◆ Stated exercise: Faithfully return all lines, omitting every embedded picture.

═════ Data provided ═════

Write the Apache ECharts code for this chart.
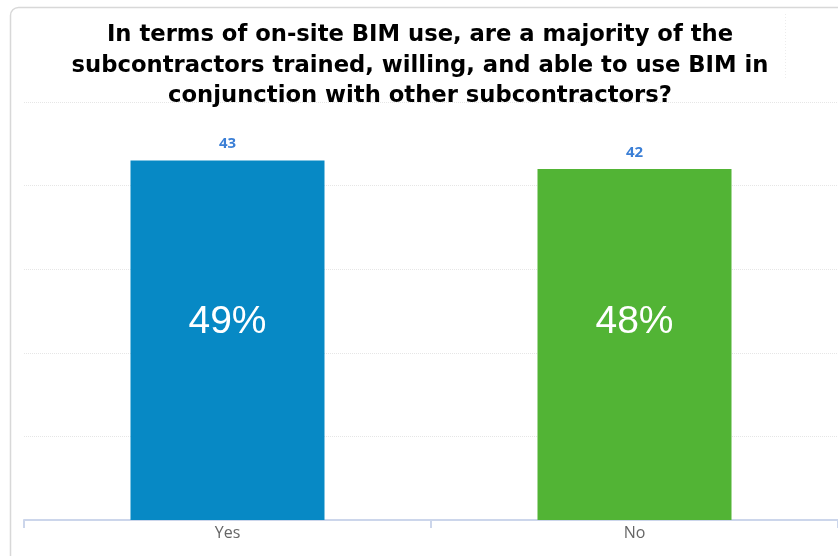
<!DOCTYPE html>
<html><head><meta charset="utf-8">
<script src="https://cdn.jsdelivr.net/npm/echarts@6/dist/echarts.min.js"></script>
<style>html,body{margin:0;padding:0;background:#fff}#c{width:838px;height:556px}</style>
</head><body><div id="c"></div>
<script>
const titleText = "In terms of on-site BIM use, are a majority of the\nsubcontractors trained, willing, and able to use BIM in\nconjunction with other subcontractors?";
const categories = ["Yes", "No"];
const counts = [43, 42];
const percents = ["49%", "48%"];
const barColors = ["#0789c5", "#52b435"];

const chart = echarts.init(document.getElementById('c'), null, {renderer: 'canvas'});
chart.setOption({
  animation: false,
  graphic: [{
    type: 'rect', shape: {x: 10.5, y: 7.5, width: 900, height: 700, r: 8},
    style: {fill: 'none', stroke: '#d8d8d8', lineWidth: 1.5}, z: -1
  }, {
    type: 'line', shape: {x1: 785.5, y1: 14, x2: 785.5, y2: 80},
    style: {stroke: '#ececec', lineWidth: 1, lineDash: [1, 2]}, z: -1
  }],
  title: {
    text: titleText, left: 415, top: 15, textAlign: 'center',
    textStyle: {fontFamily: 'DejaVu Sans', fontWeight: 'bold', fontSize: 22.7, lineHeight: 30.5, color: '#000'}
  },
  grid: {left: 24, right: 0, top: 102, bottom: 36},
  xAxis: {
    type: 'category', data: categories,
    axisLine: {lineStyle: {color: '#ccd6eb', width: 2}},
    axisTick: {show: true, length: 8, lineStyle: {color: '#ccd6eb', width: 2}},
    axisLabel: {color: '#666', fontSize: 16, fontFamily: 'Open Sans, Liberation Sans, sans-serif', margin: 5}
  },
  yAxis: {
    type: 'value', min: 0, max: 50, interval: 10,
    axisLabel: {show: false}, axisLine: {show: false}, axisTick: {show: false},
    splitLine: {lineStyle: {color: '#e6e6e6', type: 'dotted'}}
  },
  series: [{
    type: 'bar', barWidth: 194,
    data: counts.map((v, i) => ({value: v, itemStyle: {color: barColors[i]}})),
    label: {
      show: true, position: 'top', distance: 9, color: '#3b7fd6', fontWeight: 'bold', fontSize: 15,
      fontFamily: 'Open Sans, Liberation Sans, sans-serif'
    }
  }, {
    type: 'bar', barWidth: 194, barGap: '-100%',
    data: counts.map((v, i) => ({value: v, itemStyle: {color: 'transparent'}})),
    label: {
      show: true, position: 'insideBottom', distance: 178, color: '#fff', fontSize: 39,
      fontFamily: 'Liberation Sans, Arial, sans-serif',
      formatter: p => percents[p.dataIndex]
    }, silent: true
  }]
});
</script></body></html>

═════

◆ Solution for this exercise:
Write the Apache ECharts code for this chart.
<!DOCTYPE html>
<html><head><meta charset="utf-8">
<script src="https://cdn.jsdelivr.net/npm/echarts@6/dist/echarts.min.js"></script>
<style>html,body{margin:0;padding:0;background:#fff}#c{width:838px;height:556px}</style>
</head><body><div id="c"></div>
<script>
const titleText = "In terms of on-site BIM use, are a majority of the\nsubcontractors trained, willing, and able to use BIM in\nconjunction with other subcontractors?";
const categories = ["Yes", "No"];
const counts = [43, 42];
const percents = ["49%", "48%"];
const barColors = ["#0789c5", "#52b435"];

const chart = echarts.init(document.getElementById('c'), null, {renderer: 'canvas'});
chart.setOption({
  animation: false,
  graphic: [{
    type: 'rect', shape: {x: 10.5, y: 7.5, width: 900, height: 700, r: 8},
    style: {fill: 'none', stroke: '#d8d8d8', lineWidth: 1.5}, z: -1
  }, {
    type: 'line', shape: {x1: 785.5, y1: 14, x2: 785.5, y2: 80},
    style: {stroke: '#ececec', lineWidth: 1, lineDash: [1, 2]}, z: -1
  }],
  title: {
    text: titleText, left: 415, top: 15, textAlign: 'center',
    textStyle: {fontFamily: 'DejaVu Sans', fontWeight: 'bold', fontSize: 22.7, lineHeight: 30.5, color: '#000'}
  },
  grid: {left: 24, right: 0, top: 102, bottom: 36},
  xAxis: {
    type: 'category', data: categories,
    axisLine: {lineStyle: {color: '#ccd6eb', width: 2}},
    axisTick: {show: true, length: 8, lineStyle: {color: '#ccd6eb', width: 2}},
    axisLabel: {color: '#666', fontSize: 16, fontFamily: 'Open Sans, Liberation Sans, sans-serif', margin: 5}
  },
  yAxis: {
    type: 'value', min: 0, max: 50, interval: 10,
    axisLabel: {show: false}, axisLine: {show: false}, axisTick: {show: false},
    splitLine: {lineStyle: {color: '#e6e6e6', type: 'dotted'}}
  },
  series: [{
    type: 'bar', barWidth: 194,
    data: counts.map((v, i) => ({value: v, itemStyle: {color: barColors[i]}})),
    label: {
      show: true, position: 'top', distance: 9, color: '#3b7fd6', fontWeight: 'bold', fontSize: 15,
      fontFamily: 'Open Sans, Liberation Sans, sans-serif'
    }
  }, {
    type: 'bar', barWidth: 194, barGap: '-100%',
    data: counts.map((v, i) => ({value: v, itemStyle: {color: 'transparent'}})),
    label: {
      show: true, position: 'insideBottom', distance: 178, color: '#fff', fontSize: 39,
      fontFamily: 'Liberation Sans, Arial, sans-serif',
      formatter: p => percents[p.dataIndex]
    }, silent: true
  }]
});
</script></body></html>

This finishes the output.